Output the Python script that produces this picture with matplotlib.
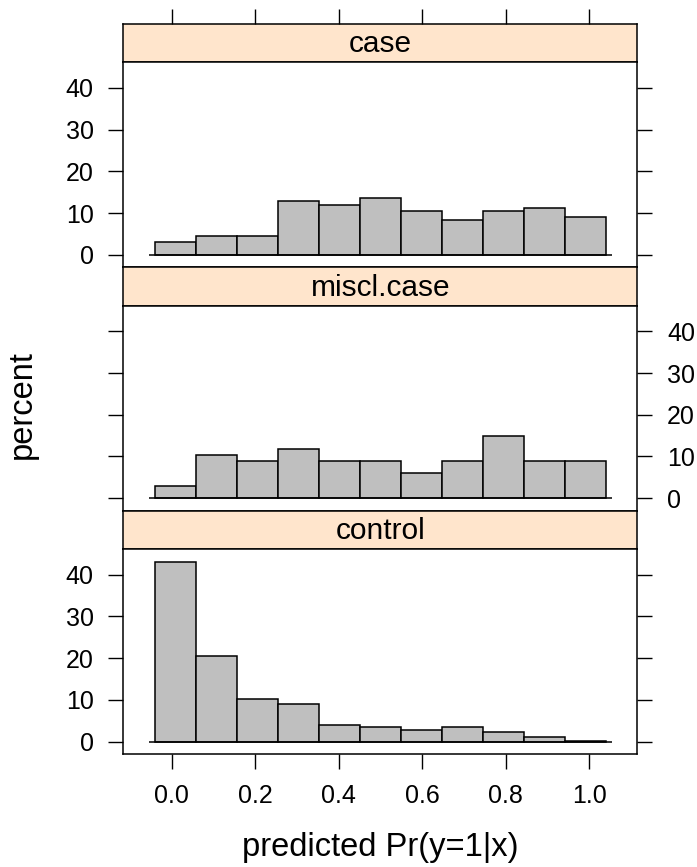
import matplotlib
matplotlib.use('Agg')
import matplotlib.pyplot as plt
import numpy as np

plt.rcParams['font.family'] = ['Liberation Sans', 'DejaVu Sans']

# bins of predicted probability, percent of each group per bin
bin_edges = np.linspace(-0.04, 1.04, 12)
groups = ['case', 'miscl.case', 'control']
pct_case = [3.0, 4.5, 4.5, 12.8, 12.0, 13.5, 10.6, 8.4, 10.6, 11.3, 9.1]
pct_miscl = [3.0, 10.4, 9.0, 11.9, 9.0, 9.0, 6.0, 9.0, 14.9, 9.0, 9.0]
pct_control = [43.1, 20.5, 10.3, 8.9, 3.9, 3.6, 2.9, 3.4, 2.4, 1.1, 0.15]
xticks = [0.0, 0.2, 0.4, 0.6, 0.8, 1.0]
yticks = [0, 10, 20, 30, 40]

W, H = 697, 867
fig = plt.figure(figsize=(W / 100, H / 100), dpi=100)

left, right = 123.3, 637.3
strip_h, panel_h = 38.4, 205.0
top0 = 24.0

strip_col = '#ffe5cc'
bar_col = '#bfbfbf'
tick_len = 10.8
fs = 18
strip_fs = 21.5
lab_fs = 23.5

rng = bin_edges[-1] - bin_edges[0]
xlim = (bin_edges[0] - 0.07 * rng, bin_edges[-1] + 0.07 * rng)
ymax = max(max(pct_case), max(pct_miscl), max(pct_control))
ylim = (-0.07 * ymax, 1.07 * ymax)

data = [pct_case, pct_miscl, pct_control]

for i, (name, vals) in enumerate(zip(groups, data)):
    y_strip = top0 + i * (strip_h + panel_h)
    y_panel = y_strip + strip_h
    sax = fig.add_axes([left / W, 1 - y_panel / H, (right - left) / W, strip_h / H])
    ax = fig.add_axes([left / W, 1 - (y_panel + panel_h) / H, (right - left) / W, panel_h / H])

    sax.set_facecolor(strip_col)
    sax.set_xlim(xlim)
    sax.set_yticks([])
    sax.text(0.5, 0.47, name, transform=sax.transAxes, ha='center', va='center', fontsize=strip_fs)
    for sp in sax.spines.values():
        sp.set_linewidth(1.1)
    if i == 0:
        sax.set_xticks(xticks)
        sax.tick_params(axis='x', which='both', bottom=False, top=True, labelbottom=False,
                        labeltop=False, length=tick_len, width=1.0, direction='out')
    else:
        sax.set_xticks([])

    widths = np.diff(bin_edges)
    ax.bar(bin_edges[:-1], vals, width=widths, align='edge', color=bar_col,
           edgecolor='black', linewidth=1.1, zorder=2)
    ax.hlines(0, bin_edges[0] - 0.014, bin_edges[-1] + 0.014, color='black', linewidth=1.1, zorder=3)
    ax.set_xlim(xlim)
    ax.set_ylim(ylim)
    ax.set_yticks(yticks)
    for sp in ax.spines.values():
        sp.set_linewidth(1.1)

    if i == 1:
        ax.tick_params(axis='y', left=True, right=True, labelleft=False, labelright=True,
                       length=tick_len, width=1.0, pad=10.5, labelsize=fs)
    else:
        ax.tick_params(axis='y', left=True, right=True, labelleft=True, labelright=False,
                       length=tick_len, width=1.0, pad=10.5, labelsize=fs)

    if i == 2:
        ax.set_xticks(xticks)
        ax.set_xticklabels(['%.1f' % t for t in xticks])
        ax.tick_params(axis='x', length=tick_len, width=1.0, pad=11, labelsize=fs)
    else:
        ax.set_xticks([])

fig.text(22 / W, 1 - 405 / H, 'percent', rotation=90, ha='center', va='center', fontsize=lab_fs)
fig.text((left + right) / 2 / W, 1 - 856 / H, 'predicted Pr(y=1|x)', ha='center', va='baseline',
         fontsize=lab_fs)

fig.savefig('out.png', dpi=100)
plt.close(fig)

- Problem details -
Omit pictures; set down the rest of the material word for word.

- Correct answer -
Output the Python script that produces this picture with matplotlib.
import matplotlib
matplotlib.use('Agg')
import matplotlib.pyplot as plt
import numpy as np

plt.rcParams['font.family'] = ['Liberation Sans', 'DejaVu Sans']

# bins of predicted probability, percent of each group per bin
bin_edges = np.linspace(-0.04, 1.04, 12)
groups = ['case', 'miscl.case', 'control']
pct_case = [3.0, 4.5, 4.5, 12.8, 12.0, 13.5, 10.6, 8.4, 10.6, 11.3, 9.1]
pct_miscl = [3.0, 10.4, 9.0, 11.9, 9.0, 9.0, 6.0, 9.0, 14.9, 9.0, 9.0]
pct_control = [43.1, 20.5, 10.3, 8.9, 3.9, 3.6, 2.9, 3.4, 2.4, 1.1, 0.15]
xticks = [0.0, 0.2, 0.4, 0.6, 0.8, 1.0]
yticks = [0, 10, 20, 30, 40]

W, H = 697, 867
fig = plt.figure(figsize=(W / 100, H / 100), dpi=100)

left, right = 123.3, 637.3
strip_h, panel_h = 38.4, 205.0
top0 = 24.0

strip_col = '#ffe5cc'
bar_col = '#bfbfbf'
tick_len = 10.8
fs = 18
strip_fs = 21.5
lab_fs = 23.5

rng = bin_edges[-1] - bin_edges[0]
xlim = (bin_edges[0] - 0.07 * rng, bin_edges[-1] + 0.07 * rng)
ymax = max(max(pct_case), max(pct_miscl), max(pct_control))
ylim = (-0.07 * ymax, 1.07 * ymax)

data = [pct_case, pct_miscl, pct_control]

for i, (name, vals) in enumerate(zip(groups, data)):
    y_strip = top0 + i * (strip_h + panel_h)
    y_panel = y_strip + strip_h
    sax = fig.add_axes([left / W, 1 - y_panel / H, (right - left) / W, strip_h / H])
    ax = fig.add_axes([left / W, 1 - (y_panel + panel_h) / H, (right - left) / W, panel_h / H])

    sax.set_facecolor(strip_col)
    sax.set_xlim(xlim)
    sax.set_yticks([])
    sax.text(0.5, 0.47, name, transform=sax.transAxes, ha='center', va='center', fontsize=strip_fs)
    for sp in sax.spines.values():
        sp.set_linewidth(1.1)
    if i == 0:
        sax.set_xticks(xticks)
        sax.tick_params(axis='x', which='both', bottom=False, top=True, labelbottom=False,
                        labeltop=False, length=tick_len, width=1.0, direction='out')
    else:
        sax.set_xticks([])

    widths = np.diff(bin_edges)
    ax.bar(bin_edges[:-1], vals, width=widths, align='edge', color=bar_col,
           edgecolor='black', linewidth=1.1, zorder=2)
    ax.hlines(0, bin_edges[0] - 0.014, bin_edges[-1] + 0.014, color='black', linewidth=1.1, zorder=3)
    ax.set_xlim(xlim)
    ax.set_ylim(ylim)
    ax.set_yticks(yticks)
    for sp in ax.spines.values():
        sp.set_linewidth(1.1)

    if i == 1:
        ax.tick_params(axis='y', left=True, right=True, labelleft=False, labelright=True,
                       length=tick_len, width=1.0, pad=10.5, labelsize=fs)
    else:
        ax.tick_params(axis='y', left=True, right=True, labelleft=True, labelright=False,
                       length=tick_len, width=1.0, pad=10.5, labelsize=fs)

    if i == 2:
        ax.set_xticks(xticks)
        ax.set_xticklabels(['%.1f' % t for t in xticks])
        ax.tick_params(axis='x', length=tick_len, width=1.0, pad=11, labelsize=fs)
    else:
        ax.set_xticks([])

fig.text(22 / W, 1 - 405 / H, 'percent', rotation=90, ha='center', va='center', fontsize=lab_fs)
fig.text((left + right) / 2 / W, 1 - 856 / H, 'predicted Pr(y=1|x)', ha='center', va='baseline',
         fontsize=lab_fs)

fig.savefig('out.png', dpi=100)
plt.close(fig)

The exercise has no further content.